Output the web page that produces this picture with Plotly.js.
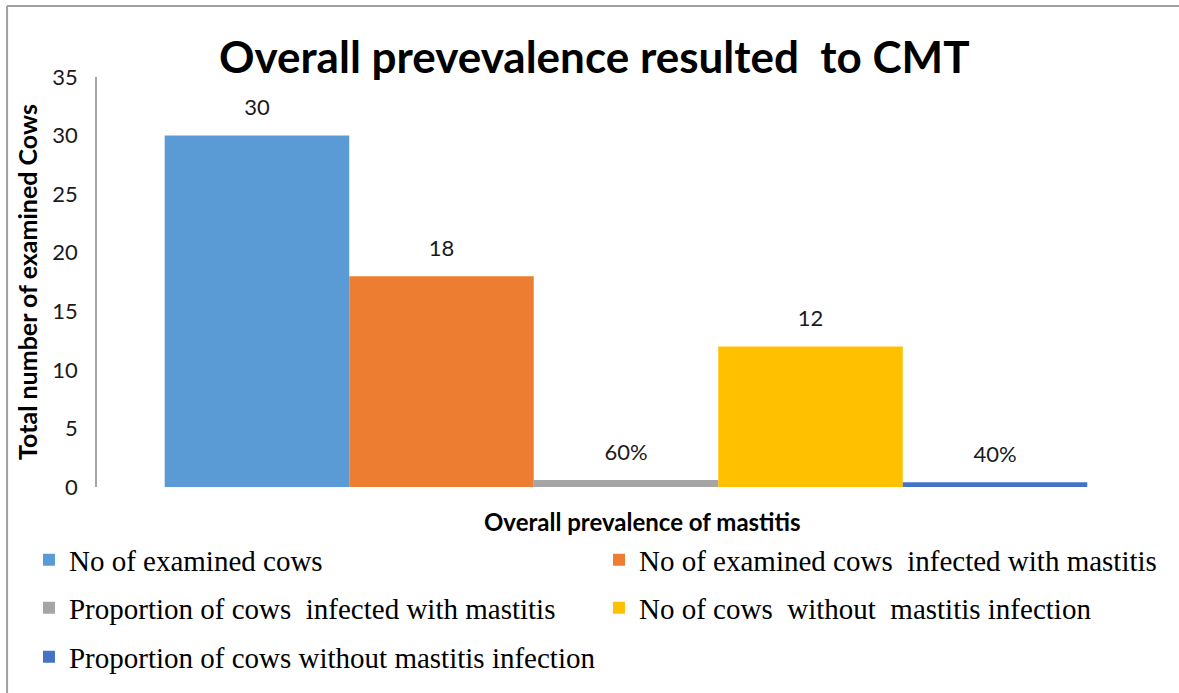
<!DOCTYPE html>
<html>
<head>
<meta charset="utf-8">
<script src="https://cdn.plot.ly/plotly-3.0.1.min.js"></script>
<style>html,body{margin:0;padding:0;background:#fff;} #chart{width:1179px;height:693px;}</style>
</head>
<body>
<div id="chart"></div>
<script>
const category = ["Overall prevalence of mastitis"];
const seriesNames = [
  "No of examined cows",
  "No of examined cows  infected with mastitis",
  "Proportion of cows  infected with mastitis",
  "No of cows  without  mastitis infection",
  "Proportion of cows without mastitis infection"
];
const seriesValues = [30, 18, 0.6, 12, 0.4];
const dataLabels = ["30", "18", "60%", "12", "40%"];
const seriesColors = ["#5B9BD5", "#ED7D31", "#A5A5A5", "#FFC000", "#4472C4"];
const yTicks = [0, 5, 10, 15, 20, 25, 30, 35];

const legendIds = ["legend", "legend2", "legend3", "legend4", "legend5"];
const legendCol = [-0.0643, 0.4745, -0.0643, 0.4745, -0.0643];
const legendRow = [-0.1752, -0.1752, -0.292, -0.292, -0.411];

const sansFont = "Lato, 'Open Sans', sans-serif";

const barTraces = seriesNames.map((name, i) => ({
  type: "bar",
  name: name,
  x: category,
  y: [seriesValues[i]],
  offsetgroup: "g" + i,
  marker: {color: seriesColors[i]},
  legend: legendIds[i],
  hoverinfo: "name+y"
}));

const labelTraces = seriesNames.map((name, i) => ({
  type: "scatter",
  mode: "markers+text",
  name: name + " label",
  x: category,
  y: [seriesValues[i]],
  text: [dataLabels[i]],
  textposition: "top center",
  textfont: {family: sansFont, size: 22, color: "#1a1a1a"},
  marker: {size: 22, opacity: 0, color: seriesColors[i]},
  offsetgroup: "g" + i,
  cliponaxis: false,
  showlegend: false,
  hoverinfo: "skip"
}));

const legendBase = {
  orientation: "v",
  xanchor: "left",
  yanchor: "middle",
  font: {family: "'Liberation Serif', 'Times New Roman', serif", size: 29, color: "#000"},
  bgcolor: "rgba(0,0,0,0)",
  itemclick: false,
  itemdoubleclick: false
};

const layout = {
  width: 1179,
  height: 693,
  paper_bgcolor: "#fff",
  plot_bgcolor: "#fff",
  margin: {l: 97, r: 24, t: 77, b: 205},
  barmode: "group",
  bargap: 0.128,
  bargroupgap: 0,
  scattermode: "group",
  scattergap: 0.128,
  showlegend: true,
  title: {
    text: "<b>Overall prevevalence resulted  to CMT</b>",
    font: {family: sansFont, size: 44, color: "#000"},
    x: 0.47, xanchor: "center", xref: "paper",
    y: 0.917, yanchor: "middle"
  },
  xaxis: {
    type: "category",
    showticklabels: false,
    showline: false,
    showgrid: false,
    zeroline: false,
    ticks: ""
  },
  yaxis: {
    range: [0, 35],
    tickvals: yTicks,
    ticktext: yTicks.map(String),
    showgrid: false,
    zeroline: false,
    showline: true,
    linecolor: "#A6A6A6",
    linewidth: 1.5,
    ticks: "",
    ticklabelstandoff: 13,
    tickfont: {family: sansFont, size: 22, color: "#1a1a1a"},
    title: {
      text: "<b>Total number of examined Cows</b>",
      font: {family: sansFont, size: 25, color: "#000"},
      standoff: 8
    }
  },
  annotations: [{
    text: "<b>" + category[0] + "</b>",
    xref: "paper", yref: "paper",
    x: 0.516, y: -0.085,
    xanchor: "center", yanchor: "middle",
    showarrow: false,
    font: {family: sansFont, size: 24, color: "#000"}
  }],
  shapes: [
    {type: "line", xref: "paper", yref: "paper", x0: -0.085, x1: 1.03, y0: 1.173, y1: 1.173,
     line: {color: "#A0A0A0", width: 2}},
    {type: "line", xref: "paper", yref: "paper", x0: -0.085, x1: -0.085, y0: 1.173, y1: -0.51,
     line: {color: "#A0A0A0", width: 2}}
  ]
};

legendIds.forEach((id, i) => {
  layout[id] = Object.assign({}, legendBase, {x: legendCol[i], y: legendRow[i]});
});

Plotly.newPlot("chart", barTraces.concat(labelTraces), layout, {displayModeBar: false, responsive: false});
</script>
</body>
</html>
※ ※ ※
__Your instructions__. Repeat the lines exactly as they stand, from the opening line of the data through the line with "const legendRow = [-0.1752, -0.1752, -0.292, -0.292, -0.411];". Pictures stay out of the copy.

__Task result__.
Output the web page that produces this picture with Plotly.js.
<!DOCTYPE html>
<html>
<head>
<meta charset="utf-8">
<script src="https://cdn.plot.ly/plotly-3.0.1.min.js"></script>
<style>html,body{margin:0;padding:0;background:#fff;} #chart{width:1179px;height:693px;}</style>
</head>
<body>
<div id="chart"></div>
<script>
const category = ["Overall prevalence of mastitis"];
const seriesNames = [
  "No of examined cows",
  "No of examined cows  infected with mastitis",
  "Proportion of cows  infected with mastitis",
  "No of cows  without  mastitis infection",
  "Proportion of cows without mastitis infection"
];
const seriesValues = [30, 18, 0.6, 12, 0.4];
const dataLabels = ["30", "18", "60%", "12", "40%"];
const seriesColors = ["#5B9BD5", "#ED7D31", "#A5A5A5", "#FFC000", "#4472C4"];
const yTicks = [0, 5, 10, 15, 20, 25, 30, 35];

const legendIds = ["legend", "legend2", "legend3", "legend4", "legend5"];
const legendCol = [-0.0643, 0.4745, -0.0643, 0.4745, -0.0643];
const legendRow = [-0.1752, -0.1752, -0.292, -0.292, -0.411];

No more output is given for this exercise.